Photography guide: how to shoot outdoors
The unpredictable outside can make for some of the most breath-taking photographs. This guide shares eight handy hints to help you capture the outdoors at its wild best.
With a few simple techniques, you can make sure that your pictures really stand out from the crowd. One joy of digital photography is that it is easy to experiment, so enjoy playing with the framing and remember – your subject doesn’t have to be in the middle!
Patterns - If you only look at the view, you may miss the smaller wonders by your feet. Most cameras will focus close-up (macro), so get low, get near and surprise yourself with the beauty of patterns. Take care with the autofocus, or focus manually, to attract the gaze to the right part of your picture.
Timing - This is a skill you can only improve with practice, practice, practice. Even with a simple image like waves washing on a sandy beach, success can depend entirely on timing. Take several shots of the same image so you can choose the right one afterwards. Many cameras have a 'burst' function, which takes lots of shots depending on how long you hold the shutter, which is a handy shortcut!

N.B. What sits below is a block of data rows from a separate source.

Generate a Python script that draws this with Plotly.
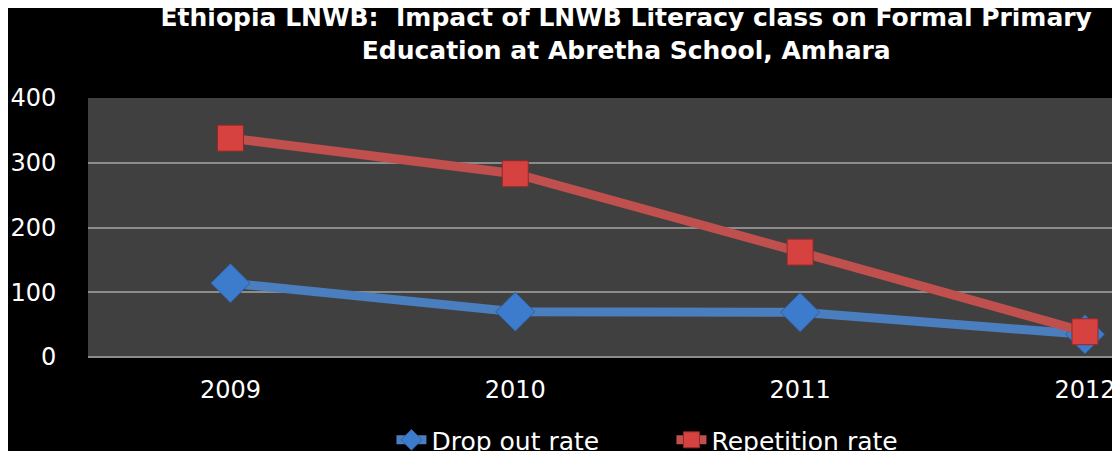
import plotly.graph_objects as go

years = ["2009", "2010", "2011", "2012"]
drop_out = [114, 70, 69, 35]
repetition = [338, 283, 162, 39]
y_ticks = [0, 100, 200, 300, 400]

title_text = ("Ethiopia LNWB:  Impact of LNWB Literacy class on Formal Primary"
              "<br>Education at Abretha School, Amhara")

fig = go.Figure()

fig.add_trace(go.Scatter(
    x=years, y=drop_out, name="Drop out rate",
    mode="lines+markers",
    line=dict(color="#4a7ebf", width=9),
    marker=dict(symbol="diamond", size=30, color="#3d7ccc",
                line=dict(color="#2f5f9e", width=1)),
))
fig.add_trace(go.Scatter(
    x=years, y=repetition, name="Repetition rate",
    mode="lines+markers",
    line=dict(color="#c0504d", width=9),
    marker=dict(symbol="square", size=26, color="#d6423f",
                line=dict(color="#8e2a28", width=1)),
))

fig.update_layout(
    width=1120, height=451,
    margin=dict(l=80, r=0, t=90, b=102),
    paper_bgcolor="black",
    plot_bgcolor="#404040",
    title=dict(text=title_text, x=0.552, xanchor="center", y=0.96, yanchor="top",
               font=dict(family="DejaVu Sans", size=25, color="white", weight="bold")),
    font=dict(family="DejaVu Sans", color="white"),
    showlegend=True,
    legend=dict(orientation="h", xref="paper", x=0.561, xanchor="center",
                yref="container", y=0.042, yanchor="middle",
                font=dict(size=25, color="white"), bgcolor="rgba(0,0,0,0)",
                entrywidth=235),
)

fig.update_xaxes(
    type="category", range=[-0.5, 3.151],
    showgrid=False, showline=False, zeroline=False,
    ticks="outside", ticklen=11, tickcolor="black",
    tickfont=dict(size=24, color="white"),
)
fig.update_yaxes(
    range=[0, 400], tickvals=y_ticks,
    showgrid=True, gridcolor="#8c8c8c", gridwidth=1.5,
    zeroline=True, zerolinecolor="#8c8c8c", zerolinewidth=1.5,
    showline=False,
    ticks="outside", ticklen=26, tickcolor="black",
    tickfont=dict(size=24, color="white"),
)

fig.write_html("out.html")
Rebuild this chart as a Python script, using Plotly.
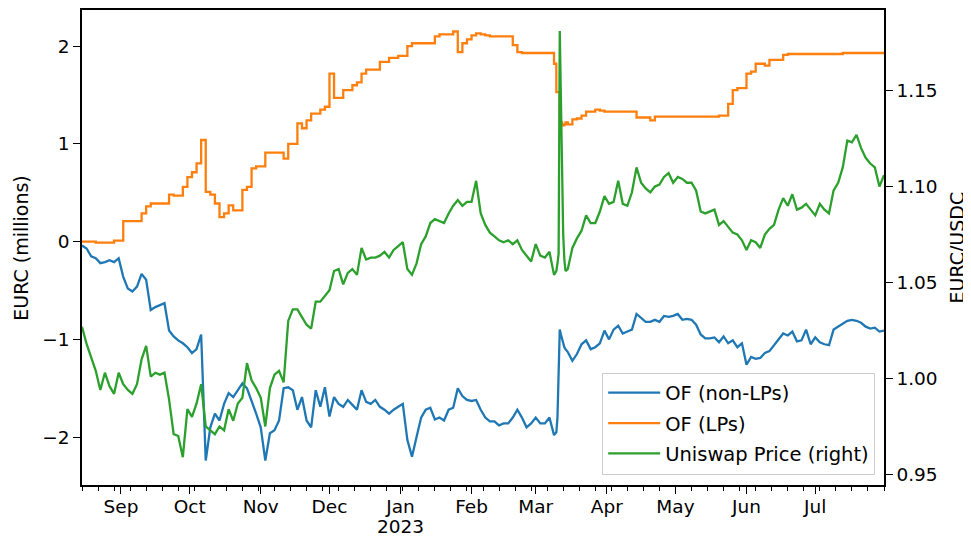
import pandas as pd
import plotly.graph_objs as go

# time axis: every 2 days, denser around the March 2023 depeg
seg1 = pd.date_range("2022-08-15", "2023-03-09", freq="2D")
seg2 = pd.date_range("2023-03-10", "2023-03-14", freq="12h")
seg3 = pd.date_range("2023-03-15", "2023-07-31", freq="2D")
dates = seg1.append(seg2).append(seg3)

# order flow of non-LPs, EURC millions
of_non_lps = [
    -0.04, -0.07, -0.15, -0.17, -0.22, -0.21, -0.19, -0.21, -0.17, -0.36,
    -0.48, -0.51, -0.46, -0.33, -0.39, -0.70, -0.67, -0.65, -0.63, -0.91,
    -0.97, -1.01, -1.04, -1.08, -1.14, -1.10, -0.95, -2.24, -1.90, -1.76,
    -1.83, -1.66, -1.55, -1.59, -1.52, -1.45,
    -1.50, -1.62, -1.76, -1.90, -2.24, -1.96, -1.93, -1.83, -1.50, -1.49,
    -1.52, -1.72, -1.59, -1.83, -1.90, -1.52, -1.69, -1.49, -1.79, -1.59,
    -1.66, -1.69, -1.62, -1.67, -1.72, -1.52, -1.64, -1.66, -1.62, -1.69,
    -1.72, -1.76, -1.72, -1.69, -1.66,
    -2.03, -2.20, -2.00, -1.80, -1.72, -1.70, -1.82, -1.80, -1.83, -1.72,
    -1.70, -1.50, -1.58, -1.62, -1.63, -1.62, -1.72, -1.80, -1.84, -1.84,
    -1.88, -1.86, -1.86, -1.80, -1.72, -1.80, -1.90, -1.86, -1.80, -1.86,
    -1.86, -1.80, -1.98,
    # Mar 10 - Mar 14 (12h)
    -1.95, -1.80, -1.40, -0.90, -0.95, -1.00, -1.05, -1.08, -1.10,
    -1.13, -1.22, -1.15, -1.05, -1.01, -1.10, -1.08, -1.04, -0.91, -1.00,
    -0.90, -0.86, -0.94, -0.92, -0.90, -0.74, -0.78, -0.82, -0.82, -0.80,
    -0.82, -0.76, -0.77, -0.76, -0.74, -0.80, -0.79, -0.80, -0.85, -0.95,
    -0.99, -0.99, -0.98, -1.03, -0.97,
    -1.04, -1.01, -1.08, -1.04, -1.26, -1.18, -1.20, -1.19, -1.14, -1.12,
    -1.06, -1.00, -0.94, -0.96, -0.92, -1.02, -1.01, -0.90, -1.05, -0.98,
    -1.03, -1.05, -1.06, -0.90, -0.87, -0.84, -0.81, -0.80, -0.81, -0.83,
    -0.87, -0.89, -0.88, -0.92, -0.91,
]

# order flow of LPs, EURC millions
of_lps = [
    0.00, 0.00, 0.00, -0.01, -0.01, -0.01, -0.01, 0.01, 0.01, 0.21,
    0.21, 0.21, 0.21, 0.29, 0.36, 0.39, 0.39, 0.39, 0.39, 0.48,
    0.47, 0.47, 0.56, 0.66, 0.71, 0.80, 1.04, 0.51, 0.48, 0.39,
    0.25, 0.29, 0.37, 0.32, 0.32, 0.53,
    0.56, 0.75, 0.77, 0.77, 0.91, 0.91, 0.91, 0.91, 0.85, 1.00,
    1.00, 1.21, 1.16, 1.24, 1.31, 1.31, 1.35, 1.38, 1.72, 1.47,
    1.47, 1.55, 1.55, 1.60, 1.63, 1.72, 1.76, 1.76, 1.76, 1.84,
    1.84, 1.88, 1.88, 1.90, 1.90,
    2.00, 2.03, 2.03, 2.03, 2.03, 2.03, 2.10, 2.12, 2.12, 2.12,
    2.15, 1.94, 2.03, 2.07, 2.11, 2.13, 2.12, 2.11, 2.10, 2.10,
    2.10, 2.10, 2.10, 2.01, 1.94, 1.93, 1.93, 1.93, 1.93, 1.93,
    1.93, 1.93, 1.82,
    # Mar 10 - Mar 14 (12h)
    1.53, 1.53, 1.53, 1.24, 1.22, 1.20, 1.19, 1.20, 1.22,
    1.20, 1.25, 1.26, 1.29, 1.33, 1.33, 1.35, 1.34, 1.33, 1.33,
    1.33, 1.33, 1.33, 1.33, 1.33, 1.27, 1.27, 1.27, 1.24, 1.28,
    1.28, 1.28, 1.28, 1.28, 1.28, 1.28, 1.28, 1.28, 1.28, 1.28,
    1.28, 1.28, 1.28, 1.29, 1.29,
    1.41, 1.55, 1.57, 1.57, 1.72, 1.74, 1.82, 1.82, 1.80, 1.86,
    1.86, 1.86, 1.91, 1.92, 1.92, 1.92, 1.92, 1.92, 1.92, 1.92,
    1.92, 1.92, 1.92, 1.92, 1.92, 1.93, 1.93, 1.93, 1.93, 1.93,
    1.93, 1.93, 1.93, 1.93, 1.93,
]

# Uniswap EURC/USDC price
uni_price = [
    1.027, 1.018, 1.011, 1.004, 0.994, 1.003, 0.996, 0.992, 1.003, 0.997,
    0.994, 0.992, 0.997, 1.010, 1.017, 1.001, 1.003, 1.002, 1.003, 0.989,
    0.971, 0.970, 0.959, 0.984, 0.980, 0.987, 0.997, 0.975, 0.973, 0.971,
    0.975, 0.973, 0.984, 0.978, 0.987, 0.990,
    1.008, 0.999, 0.995, 0.990, 0.975, 0.995, 1.002, 1.004, 0.998, 1.030,
    1.036, 1.036, 1.032, 1.028, 1.026, 1.040, 1.040, 1.043, 1.046, 1.056,
    1.057, 1.049, 1.055, 1.057, 1.054, 1.068, 1.062, 1.063, 1.063, 1.064,
    1.066, 1.063, 1.067, 1.069, 1.071,
    1.057, 1.054, 1.060, 1.070, 1.074, 1.081, 1.083, 1.082, 1.081, 1.086,
    1.090, 1.093, 1.090, 1.092, 1.092, 1.103, 1.086, 1.080, 1.076, 1.074,
    1.072, 1.071, 1.072, 1.070, 1.072, 1.067, 1.064, 1.061, 1.070, 1.064,
    1.063, 1.066, 1.054,
    # Mar 10 - Mar 14 (12h)
    1.056, 1.060, 1.065, 1.181, 1.138, 1.100, 1.075, 1.062, 1.056,
    1.057, 1.068, 1.073, 1.077, 1.085, 1.081, 1.081, 1.087, 1.095, 1.091,
    1.092, 1.103, 1.091, 1.090, 1.097, 1.110, 1.102, 1.099, 1.097, 1.100,
    1.101, 1.105, 1.107, 1.102, 1.105, 1.104, 1.102, 1.102, 1.098, 1.087,
    1.086, 1.087, 1.088, 1.080, 1.082,
    1.079, 1.076, 1.075, 1.072, 1.067, 1.072, 1.071, 1.068, 1.075, 1.078,
    1.080, 1.088, 1.094, 1.090, 1.096, 1.088, 1.089, 1.091, 1.088, 1.085,
    1.091, 1.088, 1.086, 1.098, 1.102, 1.110, 1.124, 1.123, 1.127, 1.120,
    1.115, 1.112, 1.110, 1.100, 1.106,
]

month_ticks = ["2022-09-01", "2022-10-01", "2022-11-01", "2022-12-01", "2023-01-01",
               "2023-02-01", "2023-03-01", "2023-04-01", "2023-05-01", "2023-06-01",
               "2023-07-01"]
month_labels = ["Sep", "Oct", "Nov", "Dec", "Jan", "Feb", "Mar", "Apr",
                "May", "Jun", "Jul"]

FONT = 18.5
LW = 2.3

fig = go.Figure()
fig.add_trace(go.Scatter(x=dates, y=of_non_lps, name="OF (non-LPs)", mode="lines",
                         legendgroup="a", line=dict(color="#1f77b4", width=LW)))
fig.add_trace(go.Scatter(x=dates, y=of_lps, name="OF (LPs)", mode="lines",
                         legendgroup="b", line=dict(color="#ff7f0e", width=LW, shape="hv")))
fig.add_trace(go.Scatter(x=dates, y=uni_price, name="Uniswap Price (right)", mode="lines",
                         legendgroup="c", line=dict(color="#2ca02c", width=LW), yaxis="y2"))

axis_common = dict(ticks="outside", ticklen=7, tickwidth=1.3, tickcolor="black",
                   showline=True, linecolor="black", linewidth=1.5,
                   showgrid=False, zeroline=False, automargin=False)

# the page body adds an 8px offset, so the figure is 8px smaller
fig.update_layout(
    width=963, height=533,
    margin=dict(l=74, r=87, t=2, b=56),
    paper_bgcolor="white", plot_bgcolor="white",
    font=dict(family="DejaVu Sans", size=FONT, color="black"),
    showlegend=True,
    legend=dict(x=0.989, y=0.022, xanchor="right", yanchor="bottom",
                bgcolor="rgba(255,255,255,0.8)", bordercolor="#cccccc", borderwidth=1,
                font=dict(size=19.5), tracegroupgap=2, itemwidth=52),
    xaxis=dict(type="date", range=["2022-08-15", "2023-07-31"],
               tickvals=month_ticks, ticktext=month_labels, mirror=True,
               ticklabelstandoff=-3,
               minor=dict(ticks="outside", ticklen=4, tickwidth=1, tickcolor="black",
                          dtick=7 * 24 * 3600 * 1000, tick0="2022-08-15", showgrid=False),
               **axis_common),
    yaxis=dict(range=[-2.49, 2.37], tickvals=[-2, -1, 0, 1, 2], **axis_common),
    yaxis2=dict(range=[0.9445, 1.192], tickvals=[0.95, 1.00, 1.05, 1.10, 1.15],
                tickformat=".2f", overlaying="y", side="right", **axis_common),
)

# year label under "Jan", as pandas draws it
fig.add_annotation(text="2023", xref="x", yref="paper", x="2023-01-01", y=-0.088,
                   xanchor="center", yanchor="middle", showarrow=False,
                   font=dict(size=FONT))

# axis titles placed like the matplotlib labels
fig.add_annotation(text="EURC (millions)", xref="paper", yref="paper",
                   x=-0.077, y=0.5, xanchor="center", yanchor="middle",
                   textangle=-90, showarrow=False, font=dict(size=19))
fig.add_annotation(text="EURC/USDC", xref="paper", yref="paper",
                   x=1.091, y=0.5, xanchor="center", yanchor="middle",
                   textangle=-90, showarrow=False, font=dict(size=19))

fig.write_html("out.html")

Against the light - The usual advice is to put the sun behind you when taking a picture but that’s not always right. Be brave! The sun is so bright it affects the exposure, so if you have manual control, try experimenting – you can delete duff ones later. Try to balance the sun being too burned out against the rest of the image being too dark. A layer of cloud can help dim the brightness of the sun.
The focal point - It’s important to position the most interesting part of your subject with great care. The simple ‘rule of thirds’ is one way to do this: imagine some lines dividing your frame into thirds – vertically and horizontally – then place your point of most interest where these lines cross.
Colour - When composing a picture, consider colour as well as shapes. An image can become dull and uninteresting in black and white, but colour can transform it. A good example of this is a sunset against dark clouds. The volcanic hues of the sun are eye-catching against the bruise-like tones of a rain cloud.
Making space - Often, moving further from your subject gives it space. If you want to tell a story about the location, instead of a person or object, allowing the location to take up most of the image is key.
Leading you in - In a flat, two-dimensional image, we always rely on perspective to see depth, so diagonal lines, like the edges of a track, rive or road, make for strong photographs. A wide angle lens can also enhance this, as it appears to alter the size of objects further away.
Natural frames - Photographs come in very few shapes, predominantly rectangles, but you can use natural framing to break up their artificially hard edges. Overhanging trees can create a more interesting frame, and it helps if the foliage is in shade, as the focus of the image will pop in contrast.